1100 Louisiana Street, Suite 3300

Houston, Texas 77002

 

Ladies and Gentlemen:

 

We have acted as counsel to Enbridge Energy Partners, L.P., a Delaware limited partnership (the “Partnership”), in connection with the proposed offering by the Partnership of $500,000,000 aggregate principal amount of the Partnership’s 4.375% Notes due 2020 (the “2020 Notes”), $500,000,000 aggregate principal amount of the Partnership’s 5.875% Notes due 2025 (the “2025 Notes”) and $600,000,000 aggregate principal amount of the Partnership’s 7.375% Notes due 2045 (the “2045 Notes” and, together with the 2020 Notes and the 2025 Notes, the “Notes”). The 2020 Notes are to be issued pursuant to an Indenture dated May 27, 2003, as amended by the Thirteenth Supplemental Indenture (as so amended and supplemented, the “2020 Notes Indenture”), the 2025 Notes are to be issued pursuant to an Indenture dated May 27, 2003, as amended by the Fourteenth Supplemental Indenture (as so amended and supplemented, the “2025 Notes Indenture”), and the 2045 Notes are to be issued pursuant to an Indenture dated May 27, 2003, as amended by the Fifteenth Supplemental Indenture (as so amended and supplemented, the “2045 Notes Indenture” and, together with the 2020 Notes Indenture and the 2025 Notes Indenture, collectively referred to as the “Indenture”) between the Partnership and U.S. Bank National Association, successor to SunTrust Bank, as trustee, which establishes the forms and terms of the Notes pursuant to the Indenture. We refer to the registration statement on Form S-3 (Registration No. 333-202292) (the “Registration Statement”), filed with the Securities and Exchange Commission (the “Commission”) by the Partnership on February 25, 2015, including the base prospectus contained therein, and the prospectus supplement (the “Prospectus Supplement”) filed with the Commission on October 5, 2015 relating to the offering of the Notes.

 

As counsel to the Partnership, we have examined originals or copies of such corporate records of the Partnership, certificates and other communications of public officials, certificates of officers of the Partnership and such other documents and questions of law as we have deemed necessary or appropriate for the purposes of this opinion.
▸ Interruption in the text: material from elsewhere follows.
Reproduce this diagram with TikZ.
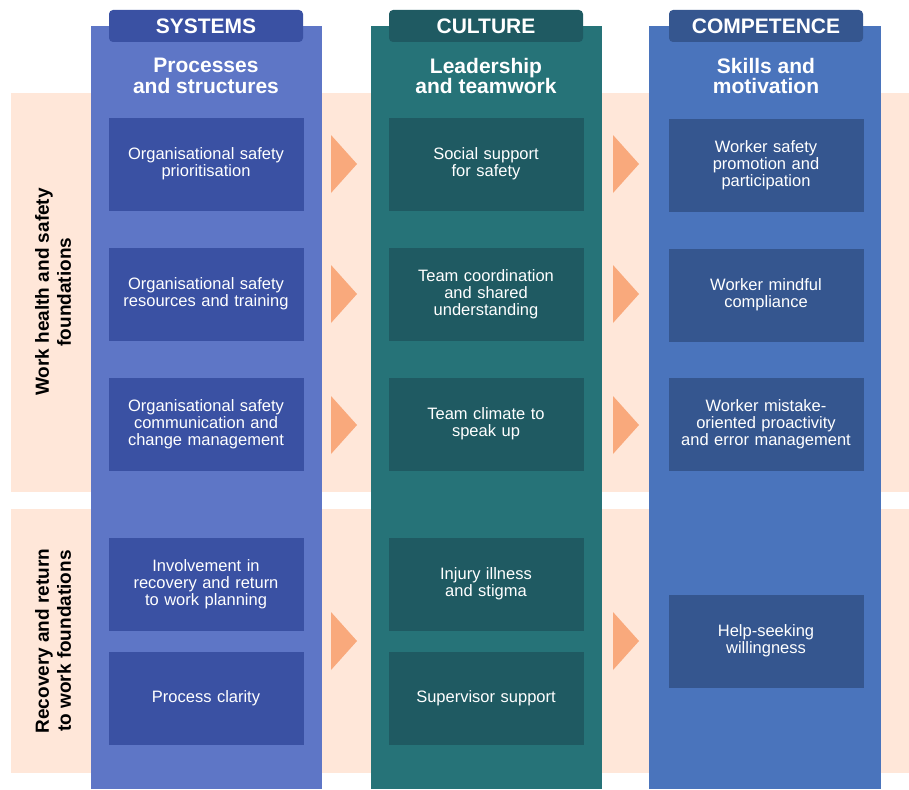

In such examinations, we have assumed the genuineness of signatures and the conformity to the originals of the documents supplied to us as copies. As to various questions of fact material to this opinion, we have relied upon statements and certificates of officers and representatives of the Partnership. Without limiting the foregoing, we have examined the Underwriting Agreement, dated October 1, 2015, among the Partnership and Deutsche Bank Securities Inc., BNP Paribas Securities Corp., Citigroup Global Markets Inc. and Morgan Stanley & Co. LLC and the other underwriters named therein, as Underwriters (the “Underwriting Agreement”).

 

 

 

 

 

 

Enbridge Energy Partners, L.P.

October 5, 2015

Page 2

 

Based upon the foregoing, and subject to the limitations, qualifications, assumptions and exceptions stated herein, we are of the opinion that the Notes have been duly authorized and, when executed and authenticated in accordance with the provisions of the Indenture and delivered to and paid for by the Underwriters pursuant to the Underwriting Agreement, will, under the laws of the State of New York, constitute legal and binding obligations of the Partnership. We express no opinion as to the binding effect or enforceability of any provisions exculpating a party from, or requiring indemnification of a party for, liability for its own action or inaction, to the extent the action or inaction involves gross negligence, recklessness, willful misconduct or unlawful conduct.

 

The opinions expressed herein are limited exclusively to the Delaware General Corporation Law, the Delaware Revised Uniform Limited Partnership Act, the Delaware Limited Liability Company Act and the applicable provisions of the Delaware constitution and reported decisions concerning such laws, the laws of the State of Texas, the laws of the State of New York and the federal laws of the United States of America, and we are expressing no opinion as to the effect of the laws of any other jurisdiction. We hereby consent to the filing of this opinion as Exhibit 5.1 to the Current Report on Form 8-K dated on or about the date hereof and to the references to us under “Legal Matters” in the Prospectus Supplement.